Modeling, optimization and comparative study on abatement of fluoride from synthetic solution using activated laterite soil and fly ash

The supply of potable water by proper treatment of fluoride laden ground water is a challenging task. Batch experiments were executed with activated laterite soil and fly ash individually for removal of fluoride. The process parameters such as particle size (100–620 μm), dose of adsorbent (10–60 g/L), initial concentration of fluoride (2–12 mg/L), agitation speed (20–120 rpm), contact time (0.5–10 h) and pH (4.5–9.5) were investigated and it was observed that activated laterite soil had better fluoride removal efficiency than fly ash.

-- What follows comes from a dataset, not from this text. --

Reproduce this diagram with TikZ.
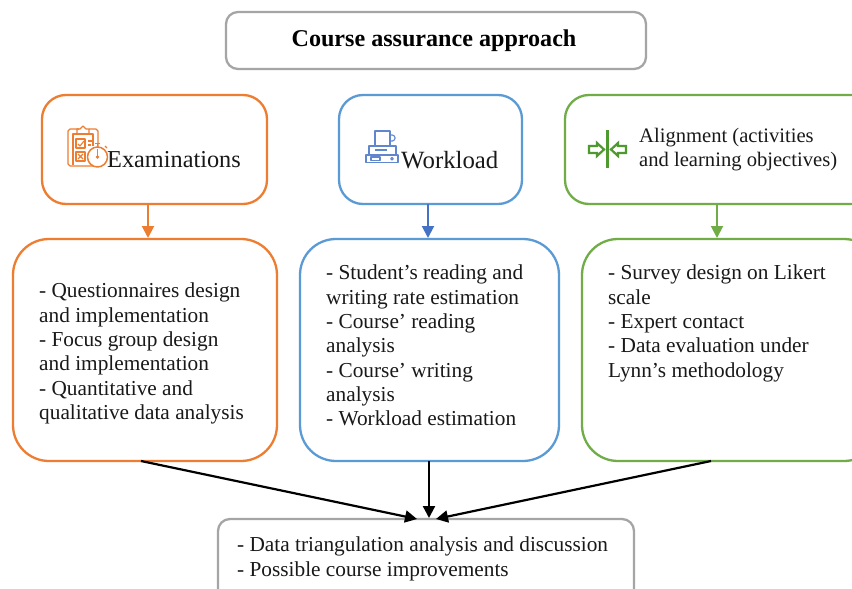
\documentclass[tikz,border=0pt]{standalone}
\usepackage{fontspec}
\setmainfont{Liberation Serif}
\usetikzlibrary{arrows.meta}
\definecolor{cor}{HTML}{ED7D31}
\definecolor{cbl}{HTML}{5B9BD5}
\definecolor{cdb}{HTML}{4472C4}
\definecolor{cgr}{HTML}{70AD47}
\definecolor{cdg}{HTML}{4E9A2E}
\definecolor{cgy}{HTML}{A5A5A5}
\tikzset{
  box/.style={draw=#1,line width=2.3pt,fill=white,inner sep=0pt},
  lbl/.style={anchor=north west,align=left,inner sep=0pt,text=black!90,font=\fontsize{21.3}{24.3}\selectfont},
  head/.style={anchor=west,inner sep=0pt,text=black!90,font=\fontsize{24.3}{27}\selectfont},
  flow/.style={line width=2pt,-{Triangle[length=12pt,width=12pt]}},
  merge/.style={line width=2.2pt,black,-{Triangle[length=12pt,width=12pt]}},
  icon/.style={line width=1.1pt,line join=round}
}
\newcommand{\bx}[8]{% name, colour, x1, y1, x2, y2, radius
  \node[box=#2,rounded corners=#7pt,minimum width=#5pt-#3pt,minimum height=#6pt-#4pt] (#1) at ({(#3+#5)/2},{(#4+#6)/2}) {};}
\begin{document}
\begin{tikzpicture}[x=1pt,y=-1pt]
\useasboundingbox (0,0) rectangle (852,589);
\clip (0,0) rectangle (852,589);
\fill[white] (0,0) rectangle (852,589);
% boxes
\bx{title}{cgy}{226}{12}{646}{69}{12}{}
\bx{exam}{cor}{42}{95}{267}{204}{24}{}
\bx{work}{cbl}{339}{95}{522}{204}{24}{}
\bx{align}{cgr}{565}{95}{880}{204}{24}{}
\bx{examd}{cor}{13}{239}{277}{461}{36}{}
\bx{workd}{cbl}{300}{239}{559}{461}{36}{}
\bx{alignd}{cgr}{582}{239}{880}{461}{36}{}
\bx{final}{cgy}{218}{519}{634}{610}{12}{}
% labels
\node[anchor=center,inner sep=0pt,font=\bfseries\fontsize{24.1}{27}\selectfont] (ttitle) at (434,41) {Course assurance approach};
\node[head] (texam) at (107,160) {Examinations};
\node[head,font=\fontsize{24.8}{27}\selectfont] (twork) at (401,160) {Workload};
\node[lbl,font=\fontsize{20.6}{24.5}\selectfont] (talign) at (639,128) {Alignment (activities\\and learning objectives)};
\node[lbl] (texamd) at (39,283) {- Questionnaires design\\and implementation\\- Focus group design\\and implementation\\- Quantitative and\\qualitative data analysis};
\node[lbl] (tworkd) at (326,265) {- Student’s reading and\\writing rate estimation\\- Course’ reading\\analysis\\- Course’ writing\\analysis\\- Workload estimation};
\node[lbl] (talignd) at (608,265) {- Survey design on Likert\\scale\\- Expert contact\\- Data evaluation under\\Lynn’s methodology};
\node[lbl] (tfinal) at (237,537) {- Data triangulation analysis and discussion\\- Possible course improvements};
% connectors
\coordinate (a1) at (148,204); \coordinate (a2) at (148,238);
\coordinate (b1) at (428,204); \coordinate (b2) at (428,238);
\coordinate (c1) at (717,204); \coordinate (c2) at (717,238);
\coordinate (m1) at (141,461); \coordinate (e1) at (417,519);
\coordinate (m2) at (429,461); \coordinate (e2) at (429,518);
\coordinate (m3) at (711,461); \coordinate (e3) at (436,519);
\draw[flow,cor] (a1) -- (a2);
\draw[flow,cdb] (b1) -- (b2);
\draw[flow,cgr] (c1) -- (c2);
\draw[merge] (m1) -- (e1);
\draw[merge] (m2) -- (e2);
\draw[merge] (m3) -- (e3);
% examinations icon
\begin{scope}[icon,draw=cor]
  \draw (95,166) -- (70,166) -- (68,164) -- (68,131) -- (70,129) -- (79,129);
  \draw (89,129) -- (96,129) -- (98,131) -- (98,147);
  \draw (73,165) -- (73,134) -- (93,134) -- (93,146);
  \draw (77,134) -- (77,129) -- (80,129) -- (83,126) -- (86,129) -- (89,129) -- (89,134) -- cycle;
  \draw (76,139) rectangle (85,148);
  \draw (76,152) rectangle (85,161);
  \draw (78,144) -- (80,146) -- (84,141);
  \draw (78,154) -- (83,159) (83,154) -- (78,159);
  \draw (88,141) -- (92,141) (88,145) -- (91,145);
  \draw[line width=1.5pt,fill=white] (97.5,157) circle (10);
  \draw (95,143.5) -- (100,143.5) (97.5,143.5) -- (97.5,147);
  \draw (97.5,149) -- (97.5,157);
  \fill[cor] (97.5,157) circle (1.8);
  \draw (105,146) -- (107,148);
\end{scope}
% workload icon
\begin{scope}[icon,draw=cdb!85]
  \draw (375,146) -- (375,131) -- (390,131) -- (390,146);
  \draw (390,135) .. controls (397,134) and (397,142) .. (390,141);
  \draw (369,155) -- (369,146) -- (396,146) -- (396,155);
  \draw (375,150) -- (387,150);
  \draw (366,155) rectangle (398,162.5);
  \draw (371,157) rectangle (380,160.5);
  \draw (392,158.7) circle (1.3);
\end{scope}
% alignment icon
\begin{scope}[cdg]
  \draw[line width=3pt] (607.5,130) -- (607.5,168);
  \draw[line width=2.2pt,line join=miter] (589,146) -- (597,146) -- (597,143) -- (604,149.5) -- (597,156) -- (597,153) -- (589,153) -- cycle;
  \draw[line width=2.2pt,line join=miter] (626,146) -- (618,146) -- (618,143) -- (611,149.5) -- (618,156) -- (618,153) -- (626,153) -- cycle;
\end{scope}
\end{tikzpicture}
\end{document}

At pH 4.5, contact time 10 h, particle size 100 μm, adsorbent dose 60 g/L, initial concentration of fluoride 12 mg/L, and agitation speed 120 rpm, maximum removal efficiencies of fluoride using activated laterite soil and fly ash were found as 85.91 ± 0.62% and 77.1 ± 0.39%, respectively. Kinetic study was performed and Pseudo 2nd order kinetic model was found to fit the kinetic data best. The Freundlich isotherm model fit the equilibrium data fairly well. The values of adsorption equilibrium constant as used in Freundlich isotherm model vis-à-vis adsorption capacity (KF) for activated laterite soil and fly ash were obtained as 0.1331 and 0.0772 ((mgg−1)(Lmg−1)1/n). A thermodynamic analysis was conducted to examine the process behaviour. In order to determine whether the adsorbent may be used for further cases, regeneration of the adsorbents was also done. Generally, two types of adsorption mechanisms happen like electrostatic attraction and ion exchange. The electrostatic force of attraction favours the adsorption of negatively charged fluoride ions on positively charged adsorbent surfaces. In ion exchange, fluoride ions are exchanged by hydroxyl and hydronium ion. Based on experimental data, Multi-Gene Genetic Programming (MGGP) model could accurately predict the removal efficiency of fluoride under various operating situations. Finally, using Genetic Algorithm (GA) optimization the maximum output values for both adsorbents were estimated as 99.14% and 99.02%.